Ethanol Gains on Speculation Demand Will Rise for Holiday

Ethanol futures rose for a fourth straight session as production fell ahead of the holidays, when driving typically picks up for year-end traveling.

Ethanol advanced 4.4 percent, narrowing the discount to gasoline by 3.72 cents to 83.81 cents.

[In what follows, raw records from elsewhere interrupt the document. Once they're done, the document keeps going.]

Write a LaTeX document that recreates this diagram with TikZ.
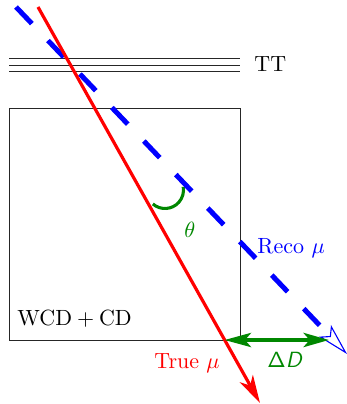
\documentclass[tikz,border=0pt]{standalone}
\usetikzlibrary{arrows.meta}
\definecolor{dgreen}{RGB}{0,135,0}
\begin{document}
\begin{tikzpicture}[x=0.4545pt,y=-0.4545pt,
  lbl/.style={inner sep=0pt, anchor=base west},
  detline/.style={line width=0.45pt, black!85},
  recotrack/.style={blue, line width=2.27pt, dash pattern=on 10.45pt off 10.6pt,
    -{Stealth[open, length=14.5pt, width=7.6pt, inset=3.2pt, line width=0.5pt]}},
  truetrack/.style={red, line width=1.45pt,
    -{Stealth[length=12.7pt, width=6.8pt, inset=3.6pt]}},
  deltaarrow/.style={dgreen, line width=1.8pt,
    {Stealth[length=12pt, width=6.4pt, inset=2.7pt]}-{Stealth[length=11.5pt, width=6.4pt, inset=2.7pt]}},
  anglearc/.style={dgreen, line width=1.4pt}]
\useasboundingbox (0,0) rectangle (346,404);
% coordinates
\coordinate (boxnw) at (9,108);
\coordinate (boxse) at (240,340);
\coordinate (tta) at (9,58);   \coordinate (ttae) at (240,58);
\coordinate (ttb) at (9,65);   \coordinate (ttbe) at (240,65);
\coordinate (ttc) at (9,71.7); \coordinate (ttce) at (240,71.7);
\coordinate (rs) at (38,7);    \coordinate (re) at (260,403);
\coordinate (bs) at (16,7);    \coordinate (be) at (347,354);
\coordinate (gl) at (224.5,340); \coordinate (gr) at (329,340);
\coordinate (arcc) at (165,190);
% detectors
\draw[detline] (tta) -- (ttae);
\draw[detline] (ttb) -- (ttbe);
\draw[detline] (ttc) -- (ttce);
\draw[detline] (boxnw) rectangle (boxse);
% angle arc
\draw[anglearc] (arcc) ++(131:18.5) arc[start angle=131, end angle=-10, radius=18.5];
% tracks
\draw[recotrack] (bs) -- (be);
\draw[truetrack] (rs) -- (re);
\draw[deltaarrow] (gl) -- (gr);
% labels
\node[lbl] (ttl) at (254,71.5) {TT};
\node[lbl] (wcd) at (17,325) {WCD${}+{}$CD};
\node[lbl, text=blue] (reco) at (257,253) {Reco $\mu$};
\node[lbl, text=red] (truel) at (154,368) {True $\mu$};
\node[lbl, text=dgreen] (dd) at (267,367) {$\mathsf{\Delta}$\textsf{\textit{D}}};
\node[lbl, text=dgreen] (th) at (184,237.7) {$\theta$};
\end{tikzpicture}
\end{document}
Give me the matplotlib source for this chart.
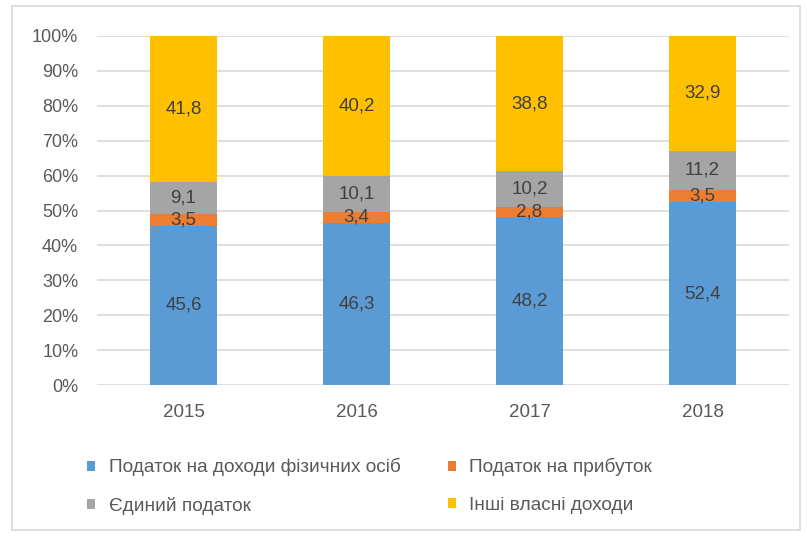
import matplotlib.pyplot as plt
import numpy as np
from matplotlib.patches import Rectangle

plt.rcParams["font.family"] = ["Liberation Sans", "DejaVu Sans"]

years = ["2015", "2016", "2017", "2018"]
pit = [45.6, 46.3, 48.2, 52.4]
profit_tax = [3.5, 3.4, 2.8, 3.5]
single_tax = [9.1, 10.1, 10.2, 11.2]
other_income = [41.8, 40.2, 38.8, 32.9]

series = [
    ("Податок на доходи фізичних осіб", pit, "#5B9BD5"),
    ("Податок на прибуток", profit_tax, "#ED7D31"),
    ("Єдиний податок", single_tax, "#A5A5A5"),
    ("Інші власні доходи", other_income, "#FFC000"),
]

fig = plt.figure(figsize=(8.07, 5.36), dpi=100)
fig.patches.append(Rectangle((12 / 807, 6 / 536), 788 / 807, 524 / 536,
                             transform=fig.transFigure, fill=False,
                             edgecolor="#D9D9D9", lw=1.2))
ax = fig.add_axes([97 / 807, 1 - 385 / 536, 692 / 807, 349 / 536])

x = np.arange(len(years))
totals = np.sum([s[1] for s in series], axis=0)
bottom = np.zeros(len(years))
handles = {}
for name, vals, color in series:
    share = np.array(vals) / totals * 100
    bars = ax.bar(x, share, 0.39, bottom=bottom, color=color, label=name, zorder=2)
    handles[name] = bars
    for xi, b, s, v in zip(x, bottom, share, vals):
        ax.text(xi, b + s / 2, f"{v:.1f}".replace(".", ","), ha="center", va="center",
                fontsize=13.5, color="#404040", zorder=3)
    bottom += share

ax.set_xlim(-0.5, 3.5)
ax.set_ylim(0, 100)
ax.set_yticks(np.arange(0, 101, 10))
ax.set_yticklabels([f"{t}%" for t in range(0, 101, 10)])
ax.set_xticks(x)
ax.set_xticklabels(years)
ax.tick_params(length=0, labelsize=13, colors="#595959")
ax.tick_params(axis="x", labelsize=13.5, pad=14)
ax.tick_params(axis="y", pad=13.5)
ax.grid(axis="y", color="#D9D9D9", lw=1.2, zorder=0)
for sp in ax.spines.values():
    sp.set_visible(False)

# two legend rows: first column is PIT / single tax, second is profit tax / other
order = [series[0][0], series[2][0], series[1][0], series[3][0]]
fig.legend([handles[n] for n in order], order, loc="upper left",
           bbox_to_anchor=(87 / 807, 1 - 458 / 536), ncol=2, frameon=False,
           fontsize=13.7, labelcolor="#595959", handlelength=0.43, handleheight=0.43,
           handletextpad=0.7, columnspacing=2.5, labelspacing=1.1,
           borderpad=0, borderaxespad=0)

fig.savefig("out.png", dpi=100)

Production in the U.S. dropped 1.7 percent to 928,000 barrels a day last week after reaching a 23-month high of 944,000 barrels the previous week, according to data from the Energy Information Administration.

“There were doubts that the market would be able to sustain production levels seen in the previous EIA report,” said Sean Wever, a biofuels broker at Green Key Markets LLC in Chicago. “In addition to that, the market is expecting increased demand as refiners typically ramp up activity in anticipation of increased driving during the Christmas holiday.”

Denatured ethanol for January delivery gained 8 cents to settle at $1.902 a gallon on the Chicago Board of Trade. Prices advanced the most since Dec. 6. The weekly gain is 7.8 percent.

Ethanol refinery and blender inputs, a measure of demand, rose to 827,000 barrels a day in the past week, up from 826,000 barrels previously, data from the EIA showed.

Gasoline for January delivery climbed 4.28 cents, or 1.6 percent, to close at $2.7401 a gallon on the New York Mercantile Exchange. The contract covers reformulated gasoline, made to be blended with ethanol before delivery to filling stations.

Crush Spread

Corn for March delivery was up 5.5 cents, or 1.3 percent, to $4.305 a bushel in Chicago. The corn crush spread, or the difference between the cost of corn and the price of a gallon of ethanol, was 14 cents, up from 10 cents yesterday. Ethanol is made mostly from corn in the U.S., with one bushel making at least 2.75 gallons of the fuel.

Distillers failed to keep increasing production amid high crush margins because they were running above nameplate capacity and having trouble distributing the finished product, Wever said.

“Rail cars and trucks are tight right now,” he said.

The highest crush margins in four years and rising prices for by-products of the distillation process are prompting companies to restart plants, said Renan Pimenta, an analyst for Intl FCStone Inc. based in Campinas, Brazil. Green Plains Renewable Energy Inc. (GPRE), the fourth-largest U.S. ethanol maker, will restart its Fairmont, Minnesota-plant by the end of next week, Jim Stark, a spokesman for the Omaha, Nebraska-based company said today in an e-mail.

“Both ethanol and dried distillers’ grains are doing well and contributing to margins,” Pimenta said.

Distillers Grains

Dried distillers’ grains, the co-product from ethanol making used in animal feed, rose to $214.50 a metric ton on Dec. 13, the highest since Sept. 13, data from the U.S. Department of Agriculture showed.

Ethanol consumption is tracked by Renewable Identification Numbers, certificates attached to each gallon that are submitted to the Environmental Protection Agency and that can be traded among refiners.

Corn-based-ethanol RINs declined 1 cent to 29 cents, while advanced RINs, which cover biodiesel and Brazilian sugarcane-based ethanol, advanced 1.5 cents to 30 cents, data compiled by Bloomberg show.

In cash market trading, ethanol retreated 3 cents to $2.25 a gallon in New York, data compiled by Bloomberg show. It added 9 cents to $2.185 in Chicago, 9 cents to $2.285 on the Gulf Coast and 13.5 cents to $2.49 on the West Coast.

New York’s premium to Chicago narrowed 12 cents to 6.5 cents while the Gulf’s discount to the West Coast widened 4.5 cents to 20.5 cents.